Original Comments to “Hello, world.”
March 23, 2012 at 4:01 pm
Hello, Ed. Looking forward to following the blog!
March 23, 2012 at 6:31 pm
Hi, Ed – Delighted to see this. Hope you don’t get too flooded.
I would REALLY like to you address is the FTC’s [so-called] Do Not Call list’s functionality.
It gives the impression that the FTC is going to vigorously go after the endless barrage of unwanted robo-calls from robots that NEVER give up.
It takes time and effort to fill-in all the info the FTC requires, in order to report a complaint.
But nothing EVER seems to change – not in the slightest. The same robo-abusers continue without letup!

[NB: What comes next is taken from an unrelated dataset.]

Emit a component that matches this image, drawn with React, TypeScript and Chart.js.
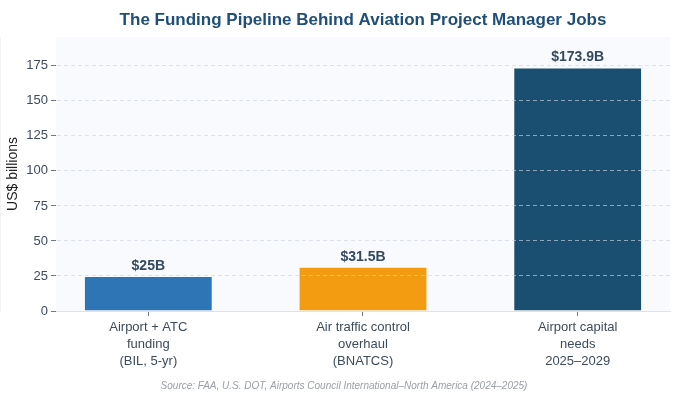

–jim; Jim Warren, open-govt & tech-civlib advocate & sometime columnist
March 26, 2012 at 7:15 am
The complaints you file don’t vanish into a black hole. They help us enforce the law. We maintain an extensive database of consumer complaints, called Consumer Sentinel, that is available to our enforcement folks and to other law enforcement agencies. Consumer complaint data helps us prioritize enforcement efforts. And information from complaints helps us plan and conduct investigations–it’s useful to know in advance which tricks a particular bad guy is using. We’re not able to respond to individual complaints; but rest assured that the complaints we receive do help us enforce Do Not Call and other consumer protection laws.
March 28, 2012 at 1:42 pm
By the way, the FTC today took down another robocaller, which had been responsible for billions of calls. The order imposes a $5.3 million judgement–the company can’t pay it all but will give up $3 million.
March 26, 2012 at 7:36 am
Hi Ed, great to see the FTC launch a blog.
Would you be updating us on actions the FTC takes against, for example, merchants with fake endorsements and testimonials? Nothing seems to have changed since your announcement in 2009 on the new guidelines (http://ftc.gov/opa/2009/10/endortest.shtm)

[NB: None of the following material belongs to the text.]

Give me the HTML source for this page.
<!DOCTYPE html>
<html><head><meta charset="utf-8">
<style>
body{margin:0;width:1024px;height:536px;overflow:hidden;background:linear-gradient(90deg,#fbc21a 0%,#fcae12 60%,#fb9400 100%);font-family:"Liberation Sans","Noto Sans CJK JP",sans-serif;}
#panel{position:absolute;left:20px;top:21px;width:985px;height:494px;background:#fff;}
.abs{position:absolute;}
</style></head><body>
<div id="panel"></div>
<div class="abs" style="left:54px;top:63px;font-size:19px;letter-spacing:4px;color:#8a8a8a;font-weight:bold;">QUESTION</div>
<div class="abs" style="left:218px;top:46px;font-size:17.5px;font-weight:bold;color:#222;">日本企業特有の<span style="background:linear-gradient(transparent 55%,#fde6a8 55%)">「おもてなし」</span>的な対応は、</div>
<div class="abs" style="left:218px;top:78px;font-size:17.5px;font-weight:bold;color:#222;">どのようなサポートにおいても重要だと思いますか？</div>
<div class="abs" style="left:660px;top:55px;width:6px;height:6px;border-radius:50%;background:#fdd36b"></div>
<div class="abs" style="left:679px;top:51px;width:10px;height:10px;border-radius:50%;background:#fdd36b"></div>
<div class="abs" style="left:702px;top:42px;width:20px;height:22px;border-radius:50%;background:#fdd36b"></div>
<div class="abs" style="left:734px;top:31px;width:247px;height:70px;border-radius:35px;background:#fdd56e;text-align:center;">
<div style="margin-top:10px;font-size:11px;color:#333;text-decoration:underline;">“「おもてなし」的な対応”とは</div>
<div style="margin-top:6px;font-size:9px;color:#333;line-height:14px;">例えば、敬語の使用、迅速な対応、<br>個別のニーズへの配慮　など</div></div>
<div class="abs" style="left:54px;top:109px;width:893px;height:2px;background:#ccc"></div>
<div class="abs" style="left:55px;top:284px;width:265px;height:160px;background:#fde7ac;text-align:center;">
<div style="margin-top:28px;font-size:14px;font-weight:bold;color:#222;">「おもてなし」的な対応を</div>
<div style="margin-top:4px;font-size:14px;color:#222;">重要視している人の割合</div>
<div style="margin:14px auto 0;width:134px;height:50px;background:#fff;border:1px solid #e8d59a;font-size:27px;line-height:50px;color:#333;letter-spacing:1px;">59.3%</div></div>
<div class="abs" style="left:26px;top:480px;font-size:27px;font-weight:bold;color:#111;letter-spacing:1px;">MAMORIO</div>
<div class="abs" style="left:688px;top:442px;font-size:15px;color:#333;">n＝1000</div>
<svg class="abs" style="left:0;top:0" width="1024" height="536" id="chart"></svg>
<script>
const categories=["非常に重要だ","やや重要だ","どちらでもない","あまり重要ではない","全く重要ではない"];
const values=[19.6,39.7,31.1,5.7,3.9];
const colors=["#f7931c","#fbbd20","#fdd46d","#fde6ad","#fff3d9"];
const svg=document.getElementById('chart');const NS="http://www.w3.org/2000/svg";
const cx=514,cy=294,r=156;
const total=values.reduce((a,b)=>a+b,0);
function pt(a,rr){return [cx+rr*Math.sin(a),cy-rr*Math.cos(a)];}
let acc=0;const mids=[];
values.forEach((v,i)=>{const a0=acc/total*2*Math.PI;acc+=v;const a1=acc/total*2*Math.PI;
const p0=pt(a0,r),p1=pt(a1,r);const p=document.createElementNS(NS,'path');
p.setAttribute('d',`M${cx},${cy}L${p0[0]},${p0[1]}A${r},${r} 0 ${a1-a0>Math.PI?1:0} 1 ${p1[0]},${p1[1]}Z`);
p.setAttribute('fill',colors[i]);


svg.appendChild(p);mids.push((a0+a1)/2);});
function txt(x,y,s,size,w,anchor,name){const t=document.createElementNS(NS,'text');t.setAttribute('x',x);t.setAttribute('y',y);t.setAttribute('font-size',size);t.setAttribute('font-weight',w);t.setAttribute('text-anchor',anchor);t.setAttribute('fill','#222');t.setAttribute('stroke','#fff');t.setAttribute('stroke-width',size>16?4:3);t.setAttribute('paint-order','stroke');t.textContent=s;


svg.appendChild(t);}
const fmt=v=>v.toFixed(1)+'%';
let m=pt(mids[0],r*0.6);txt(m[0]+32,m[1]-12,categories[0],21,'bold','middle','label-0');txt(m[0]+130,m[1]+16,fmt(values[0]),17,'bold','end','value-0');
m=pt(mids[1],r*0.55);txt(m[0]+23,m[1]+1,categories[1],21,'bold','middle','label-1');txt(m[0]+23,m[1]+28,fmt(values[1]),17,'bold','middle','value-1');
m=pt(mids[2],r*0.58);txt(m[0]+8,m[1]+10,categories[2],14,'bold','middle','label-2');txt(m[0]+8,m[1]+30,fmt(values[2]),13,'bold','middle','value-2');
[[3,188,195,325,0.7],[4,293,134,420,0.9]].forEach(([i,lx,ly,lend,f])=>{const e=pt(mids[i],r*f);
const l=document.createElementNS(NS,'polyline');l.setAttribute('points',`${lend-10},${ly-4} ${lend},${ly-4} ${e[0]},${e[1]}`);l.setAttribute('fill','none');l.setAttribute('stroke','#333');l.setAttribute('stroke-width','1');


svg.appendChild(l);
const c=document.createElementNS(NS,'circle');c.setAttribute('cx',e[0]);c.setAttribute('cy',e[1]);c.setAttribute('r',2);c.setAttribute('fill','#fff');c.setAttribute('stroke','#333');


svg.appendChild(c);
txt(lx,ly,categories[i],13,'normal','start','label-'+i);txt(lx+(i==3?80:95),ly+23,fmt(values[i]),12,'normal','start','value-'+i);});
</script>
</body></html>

I’m looking forward to these “real” posts you promise :)
March 26, 2012 at 10:47 am
Very excited at this addition to your work and communications at the FTC. You mention there may/will be voices other than yours on this blog. Are you entertaining external submissions at all or will you be reserving posts to folks working with you on technology policy at the FTC.
Looking forward to more and congratulations on the launch!
March 26, 2012 at 3:09 pm
Thomas – Thanks. It will probably be government folks only posting here. But if you want to suggest topics for me to blog about, feel free. I know you’re on top of the tech news. You can email me at email@example.com
March 27, 2012 at 12:50 pm
Of course, purists like myself believe that there should be no capital letters.
May 7, 2012 at 1:43 am
Hello Ed, First time visitor to the FTC blog. Looking forward for some great updates
The author’s views are his or her own, and do not necessarily represent the views of the Commission or any Commissioner.